Un quarto di secolo è un lungo lasso di tempo. In politica può esserlo ancora di più. Tanto è il tempo passato dalla morte di Bettino Craxi, eppure il nodo gordiano, stretto attorno alla cosiddetta eredità politica, ancora non si è definitivamente sciolto. Per questo il leader socialista è ancora attualismo, così come lo sono le domande inevase che il suo agire politico hanno lasciato, a chi dopo di lui, si è confrontato con l’arte del Governo.

Le trasformazioni

Le diverse epoche che hanno subìto, con il passare degli anni, significative trasformazioni, mi riferisco a quelle avvenute tra la prima e la seconda repubblica, non devono però farci incorrere in un grave errore. È sbagliato tirare per la giacca, da destra o sinistra, Bettino Craxi nel gioco del Pantheon! Craxi è stato un leader riformista che in quell’epoca politica ha rappresentato una forte novità, modernizzando ed emancipando il movimento socialista in Italia ed in Europa.

Il confronto

Quella fase politica non può essere paragonata a quella attuale. Farlo rappresenta colpevole superficialità, se non è strumentalizzazione. Se poi vogliamo, e questo si può fare, confrontare concretamente le idee, le intuizioni e le opzioni programmatiche di quella leadership socialista, non c’è dubbio che sui grandi temi, a partire dalle riforme, dal presidenzialismo, passando per la giustizia fino ad arrivare alle innovative politiche del lavoro, c’è molta più assonanza con i governi di centrodestra, nati successivamente alla Prima Repubblica. Ma possiamo e dobbiamo fermarci qui, anche per rispetto della sua figura di uomo e statista, oggi riconosciuta dai più.

Craxi è stato un autentico riformista e soprattutto uomo di governo. Ha segnato uno spartiacque in politica estera con la determinazione dell’uomo di Stato che ha sempre anteposto gli interessi nazionali alle ambigue situazioni di comodo, che la diplomazia nostrana, di volta in volta, “accomodava” il nostro paese al potente di turno. Sigonella e il duro scontro-confronto con il primo ministro britannico Margaret Thatcher, sui destini e gli equilibri interni dell’Unione Europea, sono gli esempi più noti da ricordare.

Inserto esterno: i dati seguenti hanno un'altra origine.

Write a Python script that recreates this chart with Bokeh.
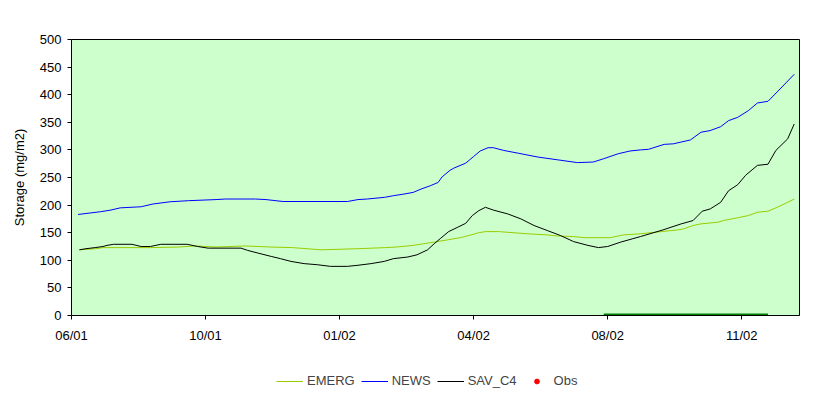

Craxi è stato soprattutto un politico, che ha difeso più di altri il ruolo e le responsabilità della politica, dei partiti rappresentativi in forza di una volontà popolare consolidata e della classe dirigente che aveva la legittimità a decidere i destini del Paese. Senza confusioni di ruoli, ma nel rispetto del confronto con tutti i protagonisti dell’agire pubblico e non solo, così come dimostrò con la chiesa Cattolica attraverso la firma del nuovo concordato. Il primato della politica come elemento di forza di una democrazia matura.

Questo è poi avvenuto? Se si vuole vedere il bicchiere mezzo pieno, solo in minima parte. Per questo Bettino Craxi è ancora di grande attualità. Per questo autorevoli commentatori e saggisti hanno sentito la necessità, nella ricorrenza dei 25 anni dalla scomparsa, di analizzare e raccontare, ancora, le gesta del leader socialista. Questo non è avvenuto con nessun protagonista della storia repubblicana relegati, questi si, nel Pantheon dei ricordi.

L’aneddoto

Conservo di Bettino molti ricordi, ma il più forte ancora oggi mi ferisce. Il suo sguardo e le sue parole un attimo prima di uscire dal Raphael. Volevano farlo scappare, di nascosto, dalla porta di servizio, per effettive ragioni di sicurezza. Si girò verso di noi, che nella hall dell’hotel gli facevamo compagnia, alzando gli occhiali disse: “Io dal retro non esco”, e prese l’uscita principale, dove era accalcata una folla di militanti dell’ex Pci provenienti da un comizio a piazza Navona. Era il giorno delle monetine. Un atto vigliacco quanto ingiusto. Un vile linciaggio politico che rimane una ferita aperta.